A 96-year-old woman who worked as a secretary at a Nazi concentration camp during World War II fled her trial hours before she had to face a German court on charges of complicity in the murders of more than 11,000 people.
It was set to be the first of many hearings until June next year. But Irmgard Furchner did not show up Thursday morning, and the court announced she had run away from her nursing home near Hamburg in a cab to a subway station.
Police arrested the defendant a few hours later, a spokeswoman for the state Itzehoe court in northern Germany told The Washington Post. The officers will take her to a court that will decide whether to jail her, despite her old age, for fleeing the hearing, or guarantee by other means that she will not skip the next one in October, court spokeswoman Frederike Milhoffer added.
The case draws on a landmark ruling in 2011, when a Munich court convicted an ex-Nazi guard, paving the way for prosecuting any staff member who once played a role in the death camps as an accessory to murder.
Still, while German courts have tried camp guards and accountants, the former secretary is the first woman to face charges for many years.
Prosecutors accused Furchner this year of aiding “the systematic killing” of prisoners between 1943 and 1945 when she was the stenographer and typist of the commandant of Stutthof camp in Poland. A juvenile court will hear the case because she was between 18 and 19 years old at the time of the alleged crimes.
Law enforcement officials seeking to pursue Holocaust cases and bring closure for survivors face a race against time as more and more alleged Nazi staff, and their victims, die from old age before they can get to court.
The charges against Furchner stemmed from an investigation that started in 2016 and interviews with witnesses that spanned several countries. Her defense lawyer has questioned whether she ever knew the details of the atrocities that unfolded in the camp where she worked — she has claimed she did not know.
More than 60,000 people are believed to have died at Stutthof, where Polish and Soviet victims including Jews were encircled by electric barbed-wire fences in a wooded, secluded part of northern Poland’s Baltic coast. Guards put prisoners to death in a gas chamber, doctors killed others too sick to work with injections, and many died of disease.

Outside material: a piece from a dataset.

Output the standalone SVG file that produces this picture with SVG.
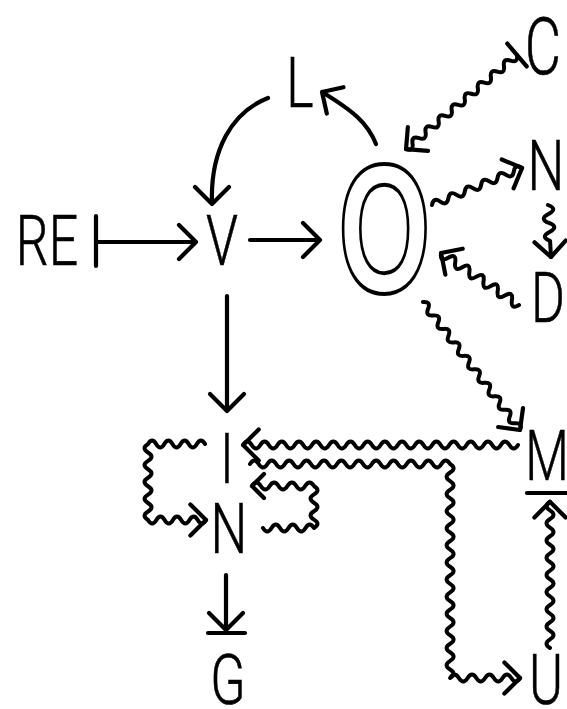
<svg xmlns="http://www.w3.org/2000/svg" width="567" height="709" viewBox="0 0 567 709">
<style>
.t{font-family:Roboto,"Liberation Sans",sans-serif;font-weight:300;font-size:70px;text-anchor:middle;fill:#000;stroke:#000;stroke-width:0.6}
.o{font-family:"Liberation Sans",Arial,sans-serif;font-weight:bold;font-size:184px;text-anchor:middle;fill:none;stroke:#000;stroke-width:3.4}
.c{fill:none;stroke:#000;stroke-width:4.2;stroke-linecap:round;stroke-linejoin:round}
.w{fill:none;stroke:#000;stroke-width:4;stroke-linecap:round;stroke-linejoin:round}
</style>
<rect width="567" height="709" fill="#fff"/>
<g id="connectors">
  <path class="c" d="M96,216 L96,266 M96,242 L196,242 M179,225 L196,242 L179,259"/>
  <path class="c" d="M250,240 L320,240 M303,223 L320,240 L303,257"/>
  <path class="c" d="M227,296 L227,411 M210,394 L227,411 L244,394"/>
  <path class="c" d="M226,575 L226,630 M209,613 L226,630 L243,613 M208,633 L245,633"/>
  <path class="c" d="M268,98 C232,112 210,150 212,204 M195,187 L212,204 L229,187"/>
  <path class="c" d="M376,144 C368,124 355,112 322,92 M343.5,87.2 L322,92 L326.8,113.5"/>
  <g transform="translate(517,55) rotate(139.7)">
    <path class="w" d="M0,0 q4.28,-7 8.56,0 t8.56,0 t8.56,0 t8.56,0 t8.56,0 t8.56,0 t8.56,0 t8.56,0 t8.56,0 t8.56,0 t8.56,0 t8.56,0 t8.56,0 t8.56,0 t8.56,0 t8.56,0 t8.56,0"/>
    <path class="c" d="M0,-15 L0,15 M129.9,-15.6 L145.5,0 L129.9,15.6"/>
  </g>
  <g transform="translate(432,205) rotate(-22.35)">
    <path class="w" d="M0,0 q4.42,-7 8.85,0 t8.85,0 t8.85,0 t8.85,0 t8.85,0 t8.85,0 t8.85,0 t8.85,0 t8.85,0 t8.85,0 t8.85,0"/>
    <path class="c" d="M81.8,-15.6 L97.35,0 L81.8,15.6"/>
  </g>
  <g transform="translate(548,205) rotate(86.7)">
    <path class="w" d="M0,0 q4.5,-10 9,0 t9,0 t9,0 t9,0 L52.1,0"/>
    <path class="c" d="M36.5,-15.6 L52.1,0 L36.5,15.6"/>
  </g>
  <g transform="translate(519,305) rotate(-146.3)">
    <path class="w" d="M0,0 q4.26,-9 8.52,0 t8.52,0 t8.52,0 t8.52,0 t8.52,0 t8.52,0 t8.52,0 t8.52,0 t8.52,0 t8.52,0 t8.52,0"/>
    <path class="c" d="M78.1,-15.6 L93.7,0 L78.1,15.6"/>
  </g>
  <g transform="translate(423,302) rotate(52.85)">
    <path class="w" d="M0,0 q4.23,-7 8.45,0 t8.45,0 t8.45,0 t8.45,0 t8.45,0 t8.45,0 t8.45,0 t8.45,0 t8.45,0 t8.45,0 t8.45,0 t8.45,0 t8.45,0 t8.45,0 t8.45,0 t8.45,0 t8.45,0 t8.45,0 t8.45,0"/>
    <path class="c" d="M145,-15.6 L160.6,0 L145,15.6"/>
  </g>
  <g transform="translate(518,445) rotate(180)">
    <path class="w" d="M0,0 q4.3,-7 8.59,0 t8.59,0 t8.59,0 t8.59,0 t8.59,0 t8.59,0 t8.59,0 t8.59,0 t8.59,0 t8.59,0 t8.59,0 t8.59,0 t8.59,0 t8.59,0 t8.59,0 t8.59,0 t8.59,0 t8.59,0 t8.59,0 t8.59,0 t8.59,0 t8.59,0 t8.59,0 t8.59,0 t8.59,0 t8.59,0 t8.59,0 t8.59,0 t8.59,0 t8.59,0 t8.59,0 t8.59,0"/>
    <path class="c" d="M259.3,-15.6 L274.9,0 L259.3,15.6"/>
  </g>
  <path class="w" d="M250,464 q4.35,-7 8.7,0 t8.7,0 t8.7,0 t8.7,0 t8.7,0 t8.7,0 t8.7,0 t8.7,0 t8.7,0 t8.7,0 t8.7,0 t8.7,0 t8.7,0 t8.7,0 t8.7,0 t8.7,0 t8.7,0 t8.7,0 t8.7,0 t8.7,0 t8.7,0 t8.7,0 t8.7,0 q7,4.28 0,8.56 t0,8.56 t0,8.56 t0,8.56 t0,8.56 t0,8.56 t0,8.56 t0,8.56 t0,8.56 t0,8.56 t0,8.56 t0,8.56 t0,8.56 t0,8.56 t0,8.56 t0,8.56 t0,8.56 t0,8.56 t0,8.56 t0,8.56 t0,8.56 t0,8.56 t0,8.56 t0,8.56 t0,8.56 q4.375,-7 8.75,0 t8.75,0 t8.75,0 t8.75,0 t8.75,0 t8.75,0 t8.75,0 t8.75,0"/>
  <path class="c" d="M504.4,662.4 L520,678 L504.4,693.6"/>
  <path class="w" d="M550,648 q-7,-4.3 0,-8.6 t0,-8.6 t0,-8.6 t0,-8.6 t0,-8.6 t0,-8.6 t0,-8.6 t0,-8.6 t0,-8.6 t0,-8.6 t0,-8.6 t0,-8.6 t0,-8.6 t0,-8.6 t0,-8.6 t0,-8.6 t0,-8.6"/>
  <path class="c" d="M534.4,517.4 L550,501.8 L565.6,517.4 M527,493 L570,493"/>
  <path class="w" d="M205,444 q-4.07,-7 -8.14,0 t-8.14,0 t-8.14,0 t-8.14,0 t-8.14,0 t-8.14,0 t-8.14,0 q-7,4.22 0,8.44 t0,8.44 t0,8.44 t0,8.44 t0,8.44 t0,8.44 t0,8.44 t0,8.44 t0,8.44 q4.14,7 8.29,0 t8.29,0 t8.29,0 t8.29,0 t8.29,0 t8.29,0 t8.29,0"/>
  <path class="c" d="M190.4,504.4 L206,520 L190.4,535.6"/>
  <path class="w" d="M263,528 q4.25,7 8.5,0 t8.5,0 t8.5,0 t8.5,0 t8.5,0 t8.5,0 q7,-4.2 0,-8.4 t0,-8.4 t0,-8.4 t0,-8.4 t0,-8.4 q-4.43,-7 -8.86,0 t-8.86,0 t-8.86,0 t-8.86,0 t-8.86,0 t-8.86,0 t-8.86,0"/>
  <path class="c" d="M264,474 L252,486 L264,498"/>
</g>
<g id="node-RE"><text class="t" transform="translate(47,265) scale(0.74,1)">RE</text></g>
<g id="node-V"><text class="t" transform="translate(222,265) scale(0.74,1)">V</text></g>
<g id="node-O"><text class="o" transform="translate(384.5,292) scale(0.645,1)" vector-effect="non-scaling-stroke">O</text></g>
<g id="node-L"><text class="t" transform="translate(300,107) scale(0.74,1)">L</text></g>
<g id="node-C"><text class="t" style="font-size:80px" transform="translate(543,74) scale(0.7,1)">C</text></g>
<g id="node-N1"><text class="t" transform="translate(546,190) scale(0.74,1)">N</text></g>
<g id="node-D"><text class="t" transform="translate(548,322) scale(0.74,1)">D</text></g>
<g id="node-M"><text class="t" transform="translate(547,480) scale(0.72,1)">M</text></g>
<g id="node-I"><text class="t" transform="translate(227,483) scale(0.74,1)">I</text></g>
<g id="node-N2"><text class="t" transform="translate(229,553) scale(0.74,1)">N</text></g>
<g id="node-G"><text class="t" transform="translate(228,704) scale(0.74,1)">G</text></g>
<g id="node-U"><text class="t" transform="translate(546,704) scale(0.74,1)">U</text></g>
</svg>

According to the public broadcaster that spoke to her last year, the camp’s ex-typist gave her testimony as a witness in other cases in the 1950s. At the time, it said, she testified that she used to type out execution orders for the commandant, Paul Werner Hoppe, and that most of his letters crossed her desk.
Before her escape attempt on Thursday, the suspect wrote to the judge, saying she did not want to stand trial because of her age and health, in a letter excerpt published by German news magazine Der Spiegel last week. She added that she didn’t understand why she should go to court more than 76 years after the war.